We're using the latest Kafka (1.1.0). I'd like to note that when we
encounter duplicates, the window is the same as well.
My original code was a bit simplifier -- we also insert into the store if
iterator.hasNext() as well, before returning null. We're using a window
store because we have a punctuator that runs every few minutes to count
GUIDs with similar metadata, and reports that in a healthcheck. Since our
healthcheck window is less than the retention period of the store
(retention period might be 1 hour, healthcheck window is ~5 min), the
window store seemed like a good way to efficiently query all of the most
recent data. Note that since the healthcheck punctuator needs to aggregate
on all the recent values, it has to do a *fetchAll(start, end) *which is
how these duplicates are affecting us.
On Fri, Jun 29, 2018 at 7:32 PM, Guozhang Wang <wangg...@gmail.com> wrote:
> Hello Christian,
>
> Since you are calling fetch(key, start, end) I'm assuming that
> duplicateStore
> is a WindowedStore. With a windowed store, it is possible that a single key
> can fall into multiple windows, and hence be returned from the
> WindowStoreIterator,
> note its type is <Windowed<K>, V>
>
> So I'd first want to know
>
> 1) which Kafka version are you using.
> 2) why you'd need a window store, and if yes, could you consider using the
> single point fetch (added in KAFKA-6560) other than the range query (which
> is more expensive as well).
>
>
>
> Guozhang
>
>
> On Fri, Jun 29, 2018 at 11:38 AM, Christian Henry <
> christian.henr...@gmail.com> wrote:
>
> > Hi all,
> >
> > I'll first describe a simplified view of relevant parts of our setup
> (which
> > should be enough to repro), describe the behavior we're seeing, and then
> > note some information I've come across after digging in a bit.
> >
> > We have a kafka stream application, and one of our transform steps keeps
> a
> > state store to filter out messages with a previously seen GUID. That is,
> > our transform looks like:
> >
> > public KeyValue<byte[], String> transform(byte[] key, String guid) {
> > try (WindowStoreIterator<DuplicateMessageMetadata> iterator =
> > duplicateStore.fetch(correlationId, start, now)) {
> > if (iterator.hasNext()) {
> > return null;
> > } else {
> > duplicateStore.put(correlationId, some metadata);
> > return new KeyValue<>(key, message);
> > }
> > }}
> >
> > where the duplicateStore is a persistent windowed store with caching
> > enabled.
> >
> > I was debugging some tests and found that sometimes when calling
> > *all()* or *fetchAll()
> > *on the duplicate store and stepping through the iterator, it would
> return
> > the same guid more than once, even if it was only inserted into the store
> > once. More specifically, if I had the following guids sent to the stream:
> > [11111, 22222, ... 99999] (for 9 values total), sometimes it would return
> > 10 values, with one (or more) of the values being returned twice by the
> > iterator. However, this would not show up with a *fetch(guid)* on that
> > specific guid. For instance, if 11111 was being returned twice by
> > *fetchAll()*, calling *duplicateStore.fetch("11111", start, end)* will
> > still return an iterator with size of 1.
> >
> > I dug into this a bit more by setting a breakpoint in
> > *SegmentedCacheFunction#compareSegmentedKeys(cacheKey,
> > storeKey)* and watching the two input values as I looped through the
> > iterator using "*while(iterator.hasNext()) { print(iterator.next()) }*".
> In
> > one test, the duplicate value was 66666, and saw the following behavior
> > (trimming off the segment values from the byte input):
> > -- compareSegmentedKeys(cacheKey = 66666, storeKey = 22222)

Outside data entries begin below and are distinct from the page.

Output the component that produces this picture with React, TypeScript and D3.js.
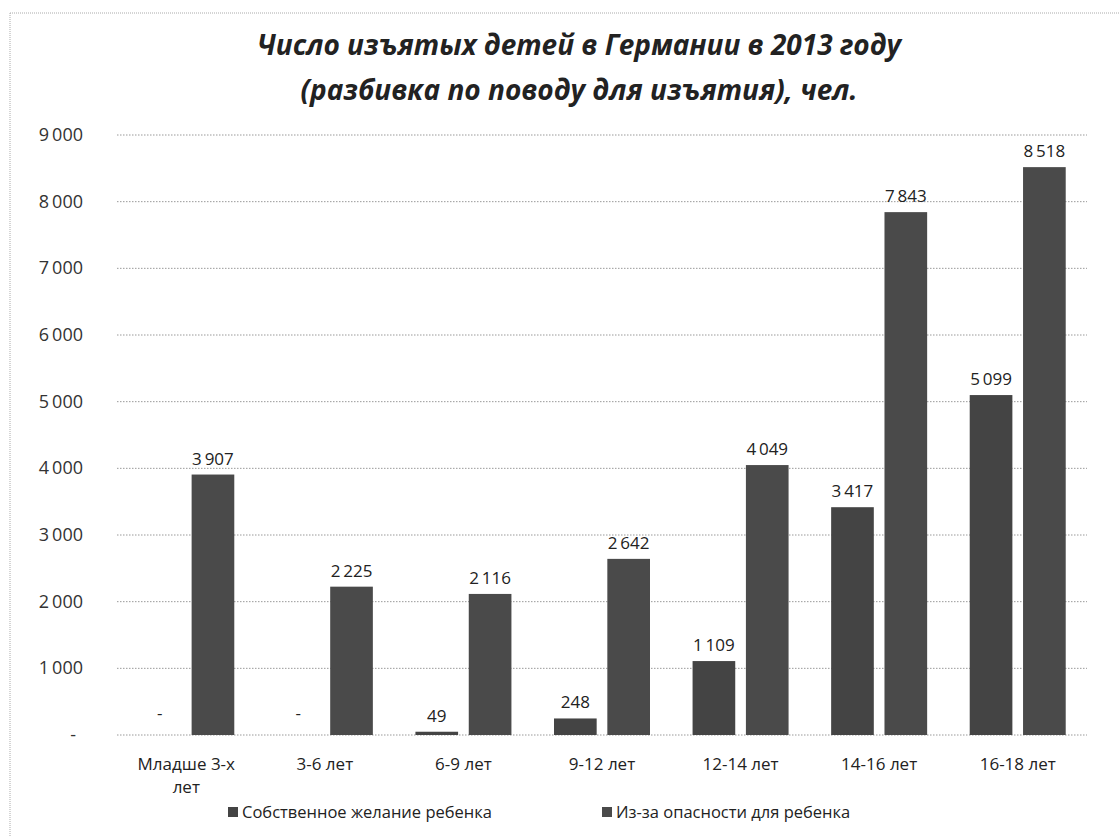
import React from "react";
import * as d3 from "d3";

const categories = ["Младше 3-х лет", "3-6 лет", "6-9 лет", "9-12 лет", "12-14 лет", "14-16 лет", "16-18 лет"];
const seriesNames = ["Собственное желание ребенка", "Из-за опасности для ребенка"];
const ownWish = [0, 0, 49, 248, 1109, 3417, 5099];
const danger = [3907, 2225, 2116, 2642, 4049, 7843, 8518];
const yTicks = [0, 1000, 2000, 3000, 4000, 5000, 6000, 7000, 8000, 9000];
const titleLines = ["Число изъятых детей в Германии в 2013 году", "(разбивка по поводу для изъятия), чел."];

const W = 1120, H = 837;
const plot = { left: 117, right: 1087, top: 135, bottom: 735 };
const colors = ["#444444", "#4a4a4a"];

const fmt = (v: number) => (v === 0 ? "-" : d3.format(",")(v).replace(/,/g, "\u2009"));

export default function App() {
  const x0 = d3.scaleBand().domain(categories).range([plot.left, plot.right]).paddingInner(0).paddingOuter(0);
  const x1 = d3.scaleBand().domain(["0", "1"]).range([-48, 48]).paddingInner(0.2).paddingOuter(0);
  const y = d3.scaleLinear().domain([0, 9000]).range([plot.bottom, plot.top]);
  const series = [ownWish, danger];
  const font = "'Open Sans', 'DejaVu Sans', sans-serif";

  return (
    <svg width={W} height={H} style={{ position: "absolute", left: 0, top: 0, background: "#fff" }} fontFamily={font}>
      <rect x={0} y={0} width={W} height={H} fill="#fff" />
      <line x1={10} y1={13} x2={W} y2={13} stroke="#aaa" strokeDasharray="1 1" />
      <line x1={10} y1={13} x2={10} y2={H} stroke="#aaa" strokeDasharray="1 1" />
      {titleLines.map((t, i) => (
        <text key={i} x={579} y={55 + i * 45} textAnchor="middle" fontSize={28} fontWeight="bold" fontStyle="italic" fill="#222">{t}</text>
      ))}
      {yTicks.map((t) => (
        <g key={t}>
          <line x1={plot.left} x2={plot.right} y1={y(t)} y2={y(t)} stroke="#999" strokeDasharray="1.5 1.5" strokeWidth={1} />
          <text x={t === 0 ? 76 : 83} y={y(t) + 6} textAnchor="end" fontSize={18} fill="#333">{t === 0 ? "-" : fmt(t)}</text>
        </g>
      ))}
      {categories.map((c, ci) => {
        const cx = (x0(c) as number) + x0.bandwidth() / 2;
        const lines = ci === 0 ? ["Младше 3-х", "лет"] : [c];
        return (
          <g key={c}>
            {series.map((s, si) => {
              const bx = cx + (x1(String(si)) as number);
              const bw = x1.bandwidth();
              const v = s[ci];
              return (
                <g key={si}>
                  {v > 0 && <rect x={bx} y={y(v)} width={bw} height={y(0) - y(v)} fill={colors[si]} />}
                  <text x={bx + bw / 2} y={v > 0 ? y(v) - 10 : y(0) - 16} textAnchor="middle" fontSize={17} fill="#222">{fmt(v)}</text>
                </g>
              );
            })}
            {lines.map((l, li) => (
              <text key={li} x={cx} y={770 + li * 23} textAnchor="middle" fontSize={17} fill="#222">{l}</text>
            ))}
          </g>
        );
      })}
      {seriesNames.map((n, i) => {
        const lx = [228, 602][i];
        return (
          <g key={n}>
            <rect x={lx} y={807} width={10} height={10} fill={colors[i]} />
            <text x={lx + 14} y={818} fontSize={16.5} fill="#222">{n}</text>
          </g>
        );
      })}
    </svg>
  );
}
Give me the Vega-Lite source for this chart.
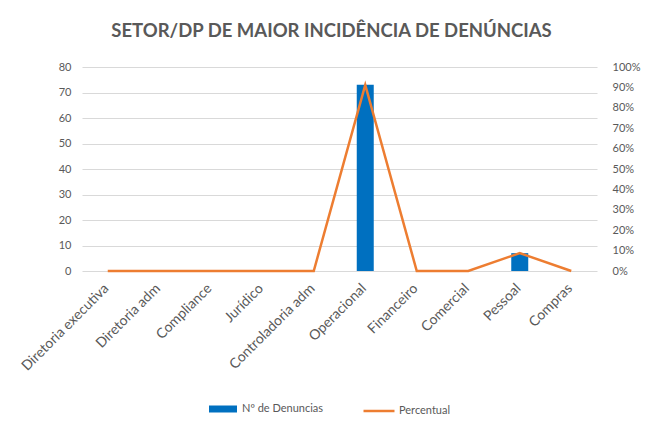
{
  "$schema": "https://vega.github.io/schema/vega-lite/v6.json",
  "width": 515,
  "height": 204,
  "autosize": {"type": "none"},
  "padding": {"left": 82, "right": 48, "top": 67, "bottom": 155},
  "background": "white",
  "title": {
    "text": "SETOR/DP DE MAIOR INCIDÊNCIA DE DENÚNCIAS",
    "font": "Lato",
    "fontSize": 18.5,
    "fontWeight": "bold",
    "color": "#595959",
    "anchor": "middle",
    "dx": -8,
    "offset": 21
  },
  "config": {
    "view": {"stroke": null},
    "font": "Lato",
    "axis": {"labelFont": "Lato", "labelColor": "#595959", "labelFontSize": 11, "domain": false, "ticks": false, "titleColor": "#595959"},
    "legend": {"labelFont": "Lato", "labelColor": "#595959", "labelFontSize": 11}
  },
  "data": {
    "values": [
      {"categoria": "Diretoria executiva", "denuncias": 0, "percentual": 0},
      {"categoria": "Diretoria adm", "denuncias": 0, "percentual": 0},
      {"categoria": "Compliance", "denuncias": 0, "percentual": 0},
      {"categoria": "Jurídico", "denuncias": 0, "percentual": 0},
      {"categoria": "Controladoria adm", "denuncias": 0, "percentual": 0},
      {"categoria": "Operacional", "denuncias": 73, "percentual": 0.9125},
      {"categoria": "Financeiro", "denuncias": 0, "percentual": 0},
      {"categoria": "Comercial", "denuncias": 0, "percentual": 0},
      {"categoria": "Pessoal", "denuncias": 7, "percentual": 0.0875},
      {"categoria": "Compras", "denuncias": 0, "percentual": 0}
    ]
  },
  "encoding": {
    "x": {
      "field": "categoria",
      "type": "nominal",
      "sort": null,
      "title": null,
      "scale": {"paddingInner": 0.67, "paddingOuter": 0.335},
      "axis": {"labelAngle": -45, "labelAlign": "right", "labelBaseline": "top", "labelPadding": 10, "labelOffset": -6, "labelFontSize": 14, "grid": false}
    }
  },
  "layer": [
    {
      "mark": {"type": "bar", "fill": "#0070c0"},
      "encoding": {
        "y": {
          "field": "denuncias",
          "type": "quantitative",
          "title": null,
          "scale": {"domain": [0, 80]},
          "axis": {"values": [0, 10, 20, 30, 40, 50, 60, 70, 80], "grid": true, "gridColor": "#d9d9d9", "labelPadding": 11}
        },
        "fill": {
          "datum": "Nº de Denuncias",
          "scale": {"domain": ["Nº de Denuncias"], "range": ["#0070c0"]},
          "legend": {"title": null, "orient": "none", "legendX": 126, "legendY": 327, "symbolType": "M-1,-0.25H1V0.25H-1Z", "symbolSize": 784, "symbolOpacity": 1, "labelOffset": 4}
        }
      }
    },
    {
      "mark": {"type": "line", "strokeWidth": 2.5, "color": "#ed7d31"},
      "encoding": {
        "y": {
          "field": "percentual",
          "type": "quantitative",
          "title": null,
          "scale": {"domain": [0, 1]},
          "axis": {"orient": "right", "format": ".0%", "values": [0, 0.1, 0.2, 0.3, 0.4, 0.5, 0.6, 0.7, 0.8, 0.9, 1], "grid": false, "labelPadding": 15}
        },
        "stroke": {
          "datum": "Percentual",
          "scale": {"domain": ["Percentual"], "range": ["#ed7d31"]},
          "legend": {"title": null, "orient": "none", "legendX": 280, "legendY": 327, "symbolType": "stroke", "symbolStrokeWidth": 2.5, "symbolSize": 961, "labelOffset": 3}
        }
      }
    }
  ],
  "resolve": {"scale": {"y": "independent", "fill": "independent", "stroke": "independent"}}
}
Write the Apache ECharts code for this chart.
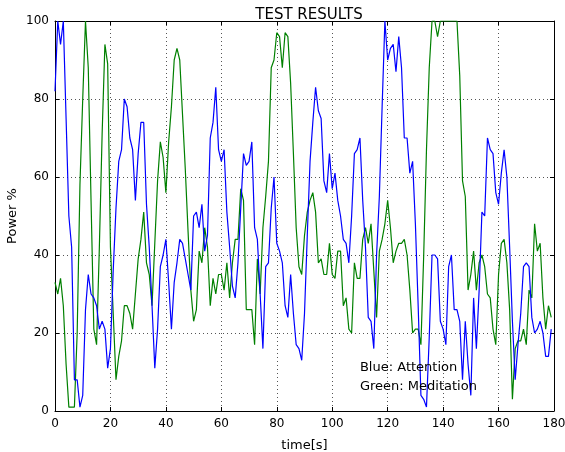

> > -- next() returns 66666
> > and
> > -- compareSegmentedKeys(cacheKey = 77777, storeKey = 66666)
> > -- next() returns 66666
> > Besides those, the input values are the same and the output is as
> expected.
> > Additionally, a coworker noted that the number of duplicates always
> matches
> > the number of times *Long.compare(cacheSegmentId, storeSegmentId)
> *returns
> > a non-zero value, indicating that duplicates are likely arising due to
> the
> > segment comparison.
> >
>
>
>
> --
> -- Guozhang
>